I sympathize with your wait. We waited for two years before we were matched with our daughter. The first year we spent waiting for someone to call us. After that didn't work, we started going to the parties and checking listings and sending out our homestudy on our own.
Our daughter was the first child we sent out our homestudy on and we felt a very strong bond with her just from her listing and talking to her social worker briefly. Sadly, the worker wanted someone in state, although we are only two minutes over the border. Then she was on Wednesday's Child and there were all kinds of other in-state homestudies for the worker to read over. We were at the bottom of the pile.
But, we really felt that this girl was meant to be ours and kept in contact with the worker. After four months of waiting and asking I made a website about our family. It was kinda like a "welcome book" for the social worker. It showed us, our pets, our home and our room waiting for a child. We wrote about the resources nearby and added links to schools etc. The day the worker looked at our site, she went to her supervisor and called our worker to set up a disclosure meeting with us!
So, the best advice I can give you, other than reading and learning and going to all the conferences you can (which we also did) is to be persistant and if you can, do something a little extra that shows more of who you really are and what you have to offer. For us, the homestudy asked very specific questions about our background and it seemed they wanted to focus on the worst parts of our lives. The website was a good way to show workers our stronger points that were left out of the study.
Best of luck,
Wendy
Even though we ended up being matched fairly quickly, I remember how every additional day of waiting seemed like torture. I think you've gotten some good suggestions. Definitely you want to keep your name in the SW's mind. Even sending a card now and then, maybe with a picture of you on a trip or doing a hobby. Also preparing a photo album for your future child can help, because before you are matched your SW can show it to children's workers. Include photos of you, andy pets, your home, yard, child's room, maybe your church/loal park/school.
Another thing I was about to try right before we were matched: some people said they typed up a one page profile with a photo and sent it to all the counties in their state. It sure doesn't seem like you would have trouble with the age range you want!

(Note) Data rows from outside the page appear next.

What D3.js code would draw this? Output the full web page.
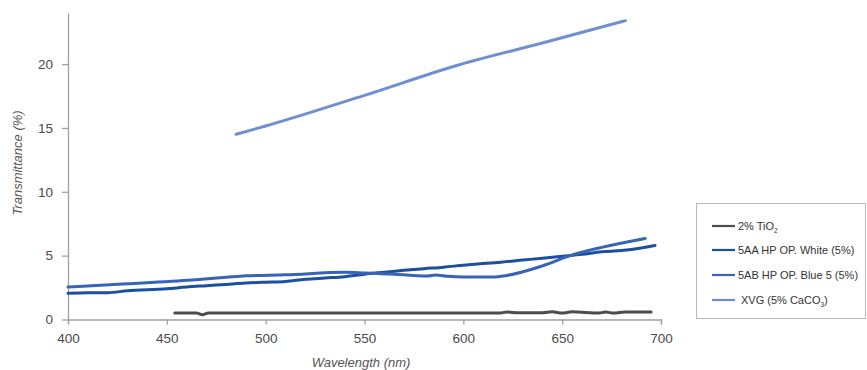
<!DOCTYPE html>
<html>
<head>
<meta charset="utf-8">
<script src="https://cdn.jsdelivr.net/npm/d3@7"></script>
<style>
  html, body { margin: 0; padding: 0; background: #fff; }
  svg { display: block; font-family: "Liberation Sans", Arial, sans-serif; }
</style>
</head>
<body>
<svg id="chart" width="867" height="370"></svg>
<script>
// Transmittance spectra (wavelength nm, transmittance %)
const tio2Wl   = [454, 465, 468, 471, 500, 550, 600, 618, 622, 628, 640, 645, 650, 655, 662, 668, 672, 676, 682, 695];
const tio2Val  = [0.5, 0.5, 0.38, 0.5, 0.5, 0.5, 0.5, 0.5, 0.58, 0.52, 0.52, 0.6, 0.5, 0.6, 0.55, 0.5, 0.58, 0.5, 0.58, 0.58];

const whiteWl  = [400, 410, 420, 430, 450, 460, 470, 480, 490, 500, 510, 520, 530, 540, 550, 560, 570, 580, 590, 600, 610, 620, 630, 640, 650, 660, 670, 680, 690, 697];
const whiteVal = [2.05, 2.1, 2.1, 2.25, 2.4, 2.55, 2.65, 2.75, 2.85, 2.92, 2.98, 3.15, 3.25, 3.35, 3.55, 3.7, 3.85, 3.98, 4.1, 4.25, 4.38, 4.5, 4.65, 4.8, 4.95, 5.1, 5.3, 5.4, 5.6, 5.8];

const blueWl   = [400, 430, 463, 480, 490, 510, 540, 550, 565, 575, 582, 586, 592, 600, 615, 622, 640, 654, 670, 692];
const blueVal  = [2.55, 2.8, 3.1, 3.3, 3.42, 3.5, 3.7, 3.65, 3.55, 3.45, 3.4, 3.48, 3.38, 3.33, 3.33, 3.45, 4.2, 5.0, 5.65, 6.35];

const xvgWl    = [485, 500, 550, 598, 640, 682];
const xvgVal   = [14.5, 15.15, 17.55, 19.95, 21.65, 23.4];

const xTicks = [400, 450, 500, 550, 600, 650, 700];
const yTicks = [0, 5, 10, 15, 20];

const seriesNames  = ["2% TiO", "5AA HP OP. White (5%)", "5AB HP OP. Blue 5 (5%)", "XVG (5% CaCO"];
const seriesColors = ["#4d4d4d", "#1c4f9f", "#3763b9", "#6e8fd2"];

const series = [
  { wl: tio2Wl,  val: tio2Val,  color: seriesColors[0] },
  { wl: whiteWl, val: whiteVal, color: seriesColors[1] },
  { wl: blueWl,  val: blueVal,  color: seriesColors[2] },
  { wl: xvgWl,   val: xvgVal,   color: seriesColors[3] }
];

const svg = d3.select("#chart");

const x = d3.scaleLinear().domain([400, 700]).range([68, 661]);
const y = d3.scaleLinear().domain([0, 24]).range([319.5, 13]);

const axisColor = "#a0a0a0";
const textColor = "#4a4a4a";

// X axis
const xAxis = svg.append("g")
  .attr("transform", `translate(0,${y(0)})`)
  .call(d3.axisBottom(x).tickValues(xTicks).tickSize(5).tickPadding(9).tickSizeOuter(5));
xAxis.select(".domain").attr("stroke", axisColor).attr("stroke-width", 1.3);
xAxis.selectAll(".tick line").attr("stroke", axisColor).attr("stroke-width", 1.3);
xAxis.selectAll(".tick text").attr("fill", textColor).attr("font-size", 13.5)
  .attr("font-family", "'Liberation Sans', Arial, sans-serif");

// Y axis
const yAxis = svg.append("g")
  .attr("transform", `translate(${x(400)},0)`)
  .call(d3.axisLeft(y).tickValues(yTicks).tickSize(6).tickPadding(9).tickSizeOuter(0));
yAxis.select(".domain").attr("stroke", axisColor).attr("stroke-width", 1.3);
yAxis.selectAll(".tick line").attr("stroke", axisColor).attr("stroke-width", 1.3);
yAxis.selectAll(".tick text").attr("fill", textColor).attr("font-size", 13.5)
  .attr("font-family", "'Liberation Sans', Arial, sans-serif");

// Axis titles
svg.append("text")
  .attr("x", 361).attr("y", 367)
  .attr("text-anchor", "middle")
  .attr("font-style", "italic").attr("font-size", 13)
  .attr("fill", "#555")
  .text("Wavelength (nm)");

svg.append("text")
  .attr("transform", "translate(22,163) rotate(-90)")
  .attr("text-anchor", "middle")
  .attr("font-style", "italic").attr("font-size", 13)
  .attr("fill", "#555")
  .text("Transmittance (%)");

// Spectra
const line = d3.line()
  .x(d => x(d[0]))
  .y(d => y(d[1]))
  .curve(d3.curveMonotoneX);

series.forEach(s => {
  const pts = s.wl.map((w, i) => [w, s.val[i]]);
  svg.append("path")
    .datum(pts)
    .attr("fill", "none")
    .attr("stroke", s.color)
    .attr("stroke-width", 3)
    .attr("stroke-linejoin", "round")
    .attr("stroke-linecap", "round")
    .attr("d", line);
});

// Legend
const legend = svg.append("g");
legend.append("rect")
  .attr("x", 696.5).attr("y", 203.5)
  .attr("width", 169).attr("height", 115)
  .attr("fill", "#fff")
  .attr("stroke", "#b8b8b8").attr("stroke-width", 1);

const legendY = [226, 250, 275, 300];
const subs = ["2", null, null, "3"];
const tails = ["", "", "", ")"];

seriesNames.forEach((name, i) => {
  const g = legend.append("g").attr("transform", `translate(0,${legendY[i]})`);
  g.append("line")
    .attr("x1", 712).attr("x2", 735)
    .attr("y1", 0).attr("y2", 0)
    .attr("stroke", seriesColors[i]).attr("stroke-width", 2.2);
  const t = g.append("text")
    .attr("x", i === 3 ? 741 : 738).attr("y", 4)
    .attr("font-size", 11).attr("fill", "#333");
  t.append("tspan").text(name);
  if (subs[i]) {
    t.append("tspan").attr("font-size", 6.5).attr("dy", 3).text(subs[i]);
    if (tails[i]) t.append("tspan").attr("dy", -3).text(tails[i]);
  }
});
</script>
</body>
</html>
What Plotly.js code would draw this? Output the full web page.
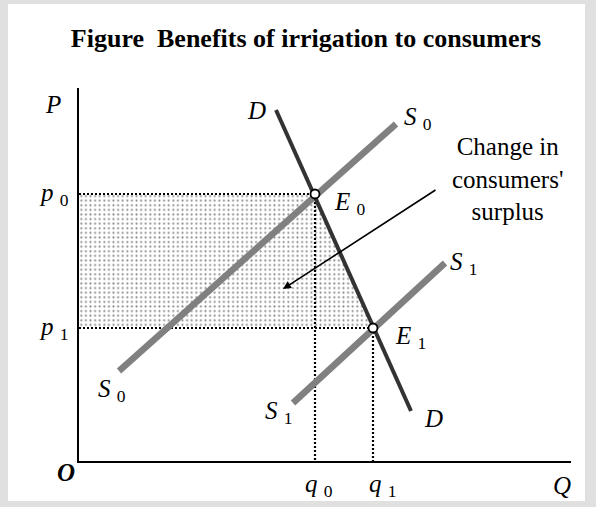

Do keep in mind that even if you are matched with a child in that range, he will be likely to have birth siblings (even if they are in other homes). We wanted one child, and never considered that our child would have birth siblings. It is okay, but really adds alot of complications (sibling visits, how much contact do you want after finalization, etc.). It is just good to be prepared for that ahead of time.
I agree that a sib group would probably be extremely challenging, especially boys from 5 to 12. Even one four year-old girl can be very challenging sometimes ;) ! Well, good luck to you!